The Questions Google Can’t Answer…But We Can | Over the Bull®
Digital marketing and web design are industries full of contradictions. On the one hand, technology makes it easier than ever to launch a website or run an ad campaign. On the other hand, that very accessibility has led to a…
Digital marketing and web design are industries full of contradictions. On the one hand, technology makes it easier than ever to launch a website or run an ad campaign. On the other hand, that very accessibility has led to a flood of poor-quality work, misleading promises, and wasted investments for business owners who simply want results. The questions that entrepreneurs and small businesses ask about marketing—“Does SEO work?” “How long before my website brings in leads?” “Should I use Google Ads?”—reveal the depth of confusion in the marketplace. This confusion is not a reflection of the business owner’s intelligence. It’s the product of a saturated, fragmented industry where anyone can claim expertise. In this article, I want to break through that noise and deal with the real issues behind digital marketing, web design, SEO, content, and advertising. If you’re a business owner navigating these waters, my goal is to give you the clarity that so many lack when they step into this space.
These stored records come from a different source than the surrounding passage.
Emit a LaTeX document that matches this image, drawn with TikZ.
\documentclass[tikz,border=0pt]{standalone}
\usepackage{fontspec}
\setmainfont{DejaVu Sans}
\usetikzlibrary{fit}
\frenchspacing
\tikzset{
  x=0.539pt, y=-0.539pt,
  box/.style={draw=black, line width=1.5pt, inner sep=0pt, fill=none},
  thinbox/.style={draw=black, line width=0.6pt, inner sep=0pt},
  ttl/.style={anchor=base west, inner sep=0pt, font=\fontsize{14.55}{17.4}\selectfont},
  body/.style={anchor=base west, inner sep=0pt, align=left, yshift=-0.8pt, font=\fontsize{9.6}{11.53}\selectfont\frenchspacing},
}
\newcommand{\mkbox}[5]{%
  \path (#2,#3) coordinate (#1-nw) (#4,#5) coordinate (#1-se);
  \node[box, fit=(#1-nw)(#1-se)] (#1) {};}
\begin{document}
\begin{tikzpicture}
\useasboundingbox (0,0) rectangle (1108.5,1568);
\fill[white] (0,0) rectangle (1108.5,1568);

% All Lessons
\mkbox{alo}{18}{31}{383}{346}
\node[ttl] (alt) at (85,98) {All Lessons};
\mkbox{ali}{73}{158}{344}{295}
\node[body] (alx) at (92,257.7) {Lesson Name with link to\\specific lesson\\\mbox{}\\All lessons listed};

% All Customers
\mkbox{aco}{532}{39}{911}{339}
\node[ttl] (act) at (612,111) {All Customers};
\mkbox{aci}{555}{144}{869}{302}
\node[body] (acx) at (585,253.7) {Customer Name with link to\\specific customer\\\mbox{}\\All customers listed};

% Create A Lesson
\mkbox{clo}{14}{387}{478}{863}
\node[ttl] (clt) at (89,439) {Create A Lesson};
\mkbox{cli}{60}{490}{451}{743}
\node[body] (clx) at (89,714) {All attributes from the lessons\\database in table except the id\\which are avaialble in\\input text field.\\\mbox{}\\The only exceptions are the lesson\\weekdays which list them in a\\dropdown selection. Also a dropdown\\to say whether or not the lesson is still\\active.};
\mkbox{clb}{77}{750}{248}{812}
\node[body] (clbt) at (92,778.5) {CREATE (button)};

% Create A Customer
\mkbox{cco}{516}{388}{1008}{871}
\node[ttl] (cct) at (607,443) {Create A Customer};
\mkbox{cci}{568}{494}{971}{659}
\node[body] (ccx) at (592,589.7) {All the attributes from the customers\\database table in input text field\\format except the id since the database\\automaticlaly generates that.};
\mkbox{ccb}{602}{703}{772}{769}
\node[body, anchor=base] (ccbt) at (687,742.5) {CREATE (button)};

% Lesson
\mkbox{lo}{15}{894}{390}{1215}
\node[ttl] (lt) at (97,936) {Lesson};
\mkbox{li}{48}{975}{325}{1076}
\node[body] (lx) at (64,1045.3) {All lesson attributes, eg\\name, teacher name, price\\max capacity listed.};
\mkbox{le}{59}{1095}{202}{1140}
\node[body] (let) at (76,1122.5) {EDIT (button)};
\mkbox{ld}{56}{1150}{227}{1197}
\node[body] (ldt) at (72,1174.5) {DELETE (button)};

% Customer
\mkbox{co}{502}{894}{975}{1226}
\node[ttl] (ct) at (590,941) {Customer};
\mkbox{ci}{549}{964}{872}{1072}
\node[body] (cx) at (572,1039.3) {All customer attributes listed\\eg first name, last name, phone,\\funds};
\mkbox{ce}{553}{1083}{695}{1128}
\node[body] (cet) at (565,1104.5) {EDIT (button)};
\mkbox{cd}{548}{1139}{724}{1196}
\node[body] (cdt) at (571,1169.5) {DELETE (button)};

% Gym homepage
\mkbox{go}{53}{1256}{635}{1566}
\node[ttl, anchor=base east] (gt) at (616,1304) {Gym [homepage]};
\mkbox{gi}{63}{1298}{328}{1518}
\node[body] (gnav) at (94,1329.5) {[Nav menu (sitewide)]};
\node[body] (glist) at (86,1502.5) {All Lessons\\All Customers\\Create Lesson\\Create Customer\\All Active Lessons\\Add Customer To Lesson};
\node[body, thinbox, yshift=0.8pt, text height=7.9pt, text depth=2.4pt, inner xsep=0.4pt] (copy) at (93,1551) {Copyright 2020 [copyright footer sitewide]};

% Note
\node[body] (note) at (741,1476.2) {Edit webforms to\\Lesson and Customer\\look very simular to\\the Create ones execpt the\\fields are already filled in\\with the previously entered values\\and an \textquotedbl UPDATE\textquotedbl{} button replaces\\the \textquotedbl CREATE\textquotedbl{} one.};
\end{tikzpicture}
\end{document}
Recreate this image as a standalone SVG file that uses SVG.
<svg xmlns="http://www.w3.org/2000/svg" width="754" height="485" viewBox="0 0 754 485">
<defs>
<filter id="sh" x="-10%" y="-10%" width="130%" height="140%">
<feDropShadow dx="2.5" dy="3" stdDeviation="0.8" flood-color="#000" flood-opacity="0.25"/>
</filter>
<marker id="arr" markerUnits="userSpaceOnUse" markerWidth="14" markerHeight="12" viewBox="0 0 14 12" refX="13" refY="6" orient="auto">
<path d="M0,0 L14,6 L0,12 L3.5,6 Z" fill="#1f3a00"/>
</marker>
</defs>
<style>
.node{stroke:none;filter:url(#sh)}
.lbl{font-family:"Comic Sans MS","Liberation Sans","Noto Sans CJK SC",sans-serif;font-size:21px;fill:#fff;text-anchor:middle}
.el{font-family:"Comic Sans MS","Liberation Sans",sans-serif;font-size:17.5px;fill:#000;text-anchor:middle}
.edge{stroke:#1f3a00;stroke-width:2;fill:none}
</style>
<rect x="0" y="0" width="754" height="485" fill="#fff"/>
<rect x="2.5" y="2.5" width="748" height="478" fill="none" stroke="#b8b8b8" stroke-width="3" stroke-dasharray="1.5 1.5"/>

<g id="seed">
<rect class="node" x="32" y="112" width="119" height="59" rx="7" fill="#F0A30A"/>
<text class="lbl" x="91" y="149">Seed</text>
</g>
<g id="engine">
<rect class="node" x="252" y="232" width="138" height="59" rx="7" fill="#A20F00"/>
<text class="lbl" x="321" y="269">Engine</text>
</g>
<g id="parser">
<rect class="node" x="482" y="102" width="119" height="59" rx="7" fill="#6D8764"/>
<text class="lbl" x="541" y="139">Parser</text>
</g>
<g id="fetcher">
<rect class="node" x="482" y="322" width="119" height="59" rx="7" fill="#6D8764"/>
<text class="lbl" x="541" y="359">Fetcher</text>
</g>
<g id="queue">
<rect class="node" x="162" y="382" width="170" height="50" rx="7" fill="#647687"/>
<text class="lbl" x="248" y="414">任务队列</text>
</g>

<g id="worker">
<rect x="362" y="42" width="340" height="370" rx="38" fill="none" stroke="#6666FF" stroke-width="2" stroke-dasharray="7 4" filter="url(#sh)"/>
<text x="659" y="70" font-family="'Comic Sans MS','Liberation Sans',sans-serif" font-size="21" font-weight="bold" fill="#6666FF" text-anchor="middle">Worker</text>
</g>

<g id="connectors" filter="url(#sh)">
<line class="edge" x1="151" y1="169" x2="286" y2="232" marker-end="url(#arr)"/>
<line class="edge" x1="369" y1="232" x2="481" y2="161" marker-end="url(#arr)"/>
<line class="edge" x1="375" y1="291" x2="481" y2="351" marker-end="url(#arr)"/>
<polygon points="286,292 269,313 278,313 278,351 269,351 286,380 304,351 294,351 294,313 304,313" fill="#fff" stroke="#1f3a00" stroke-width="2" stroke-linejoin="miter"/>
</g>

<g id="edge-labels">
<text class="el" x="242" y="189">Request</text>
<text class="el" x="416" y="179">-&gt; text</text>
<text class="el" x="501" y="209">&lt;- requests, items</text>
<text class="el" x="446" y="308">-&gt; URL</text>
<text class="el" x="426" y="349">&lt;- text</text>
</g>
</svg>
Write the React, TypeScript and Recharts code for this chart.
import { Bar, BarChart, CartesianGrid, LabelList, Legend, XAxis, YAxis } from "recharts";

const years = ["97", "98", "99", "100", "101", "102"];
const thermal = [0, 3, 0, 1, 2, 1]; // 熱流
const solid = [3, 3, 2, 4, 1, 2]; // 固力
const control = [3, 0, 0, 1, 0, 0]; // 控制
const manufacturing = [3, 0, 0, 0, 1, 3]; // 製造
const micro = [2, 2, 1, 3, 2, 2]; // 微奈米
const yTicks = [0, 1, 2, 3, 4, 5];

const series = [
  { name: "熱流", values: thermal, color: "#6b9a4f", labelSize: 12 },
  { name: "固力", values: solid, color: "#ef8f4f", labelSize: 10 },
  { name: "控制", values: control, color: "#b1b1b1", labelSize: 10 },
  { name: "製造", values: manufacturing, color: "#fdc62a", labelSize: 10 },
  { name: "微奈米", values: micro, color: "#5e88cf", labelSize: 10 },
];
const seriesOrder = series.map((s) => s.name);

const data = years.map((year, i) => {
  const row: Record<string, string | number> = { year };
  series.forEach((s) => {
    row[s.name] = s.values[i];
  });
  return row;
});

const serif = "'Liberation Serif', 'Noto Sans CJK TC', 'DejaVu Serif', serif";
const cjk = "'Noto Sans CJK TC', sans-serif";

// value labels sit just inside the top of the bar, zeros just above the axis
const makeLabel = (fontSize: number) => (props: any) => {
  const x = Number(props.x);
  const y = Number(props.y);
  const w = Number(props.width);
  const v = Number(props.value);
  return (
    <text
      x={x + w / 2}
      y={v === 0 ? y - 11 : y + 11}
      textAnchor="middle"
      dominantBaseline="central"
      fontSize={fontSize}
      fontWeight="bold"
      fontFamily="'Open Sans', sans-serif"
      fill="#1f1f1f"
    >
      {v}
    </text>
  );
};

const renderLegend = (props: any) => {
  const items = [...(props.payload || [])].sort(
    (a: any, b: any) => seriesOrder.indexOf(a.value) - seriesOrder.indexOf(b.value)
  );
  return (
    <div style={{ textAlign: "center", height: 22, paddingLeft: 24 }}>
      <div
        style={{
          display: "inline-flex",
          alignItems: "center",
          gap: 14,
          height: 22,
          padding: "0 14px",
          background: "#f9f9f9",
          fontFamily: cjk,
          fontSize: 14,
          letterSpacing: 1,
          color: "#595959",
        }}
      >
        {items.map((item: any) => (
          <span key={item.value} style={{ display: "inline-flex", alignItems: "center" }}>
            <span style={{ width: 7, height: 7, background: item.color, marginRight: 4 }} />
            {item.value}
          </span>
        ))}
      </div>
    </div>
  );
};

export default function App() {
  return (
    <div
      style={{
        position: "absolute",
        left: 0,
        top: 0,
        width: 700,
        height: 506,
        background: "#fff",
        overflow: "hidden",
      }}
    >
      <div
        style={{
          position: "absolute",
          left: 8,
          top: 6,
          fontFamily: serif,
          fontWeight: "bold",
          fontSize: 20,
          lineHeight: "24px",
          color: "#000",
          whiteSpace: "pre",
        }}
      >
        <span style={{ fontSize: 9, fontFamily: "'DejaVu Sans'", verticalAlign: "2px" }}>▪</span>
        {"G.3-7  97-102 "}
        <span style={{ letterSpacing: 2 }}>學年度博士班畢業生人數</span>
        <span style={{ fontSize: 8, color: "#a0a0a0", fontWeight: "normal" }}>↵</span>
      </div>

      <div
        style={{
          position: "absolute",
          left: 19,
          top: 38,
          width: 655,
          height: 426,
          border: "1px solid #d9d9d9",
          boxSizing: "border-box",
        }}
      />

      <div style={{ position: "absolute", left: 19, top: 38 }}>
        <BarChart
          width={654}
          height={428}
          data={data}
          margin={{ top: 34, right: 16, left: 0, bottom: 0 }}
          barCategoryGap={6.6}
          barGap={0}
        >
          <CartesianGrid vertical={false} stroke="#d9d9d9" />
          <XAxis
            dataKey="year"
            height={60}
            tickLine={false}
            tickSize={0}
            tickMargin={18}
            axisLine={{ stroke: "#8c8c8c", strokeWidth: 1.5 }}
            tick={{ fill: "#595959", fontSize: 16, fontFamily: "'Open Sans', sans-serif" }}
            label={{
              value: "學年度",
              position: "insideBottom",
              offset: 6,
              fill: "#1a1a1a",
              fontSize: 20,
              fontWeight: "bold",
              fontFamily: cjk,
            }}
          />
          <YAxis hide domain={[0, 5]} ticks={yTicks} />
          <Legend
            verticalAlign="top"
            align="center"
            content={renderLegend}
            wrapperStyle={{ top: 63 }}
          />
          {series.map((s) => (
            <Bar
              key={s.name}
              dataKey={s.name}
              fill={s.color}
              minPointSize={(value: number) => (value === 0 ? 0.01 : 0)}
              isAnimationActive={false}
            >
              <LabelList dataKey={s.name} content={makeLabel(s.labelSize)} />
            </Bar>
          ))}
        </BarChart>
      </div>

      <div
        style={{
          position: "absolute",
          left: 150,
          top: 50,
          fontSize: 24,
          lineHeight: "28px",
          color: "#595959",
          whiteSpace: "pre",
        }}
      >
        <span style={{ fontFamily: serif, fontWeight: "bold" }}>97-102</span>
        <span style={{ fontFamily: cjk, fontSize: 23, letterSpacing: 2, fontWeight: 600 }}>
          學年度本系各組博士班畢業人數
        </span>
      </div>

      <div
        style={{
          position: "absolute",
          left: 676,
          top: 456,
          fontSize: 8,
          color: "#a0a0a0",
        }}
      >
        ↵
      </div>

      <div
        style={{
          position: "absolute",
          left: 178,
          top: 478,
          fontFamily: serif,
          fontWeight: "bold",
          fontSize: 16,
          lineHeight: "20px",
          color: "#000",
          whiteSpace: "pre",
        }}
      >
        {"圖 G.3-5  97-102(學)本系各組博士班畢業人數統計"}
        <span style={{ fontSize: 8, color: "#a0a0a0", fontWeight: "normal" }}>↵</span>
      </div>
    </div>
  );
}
Why Cheap Websites Are Expensive Mistakes
Every week I encounter businesses who believed they were saving money by purchasing cheap hosting, installing WordPress with a single click, and hiring someone who called themselves a “developer” but had no true expertise. The result is predictable: broken sites, outdated themes, and an infrastructure that can’t support real growth. These businesses thought they were beating the system. In reality, they were wasting money on a digital storefront that could never serve their goals. Websites are not just design templates. They are business tools. Just as you wouldn’t let a handyman install plumbing without a license, you shouldn’t let someone with a theme marketplace account build the foundation of your digital presence. A poorly built website is not just ineffective—it can actively harm your brand by making you appear unprofessional, insecure, or untrustworthy.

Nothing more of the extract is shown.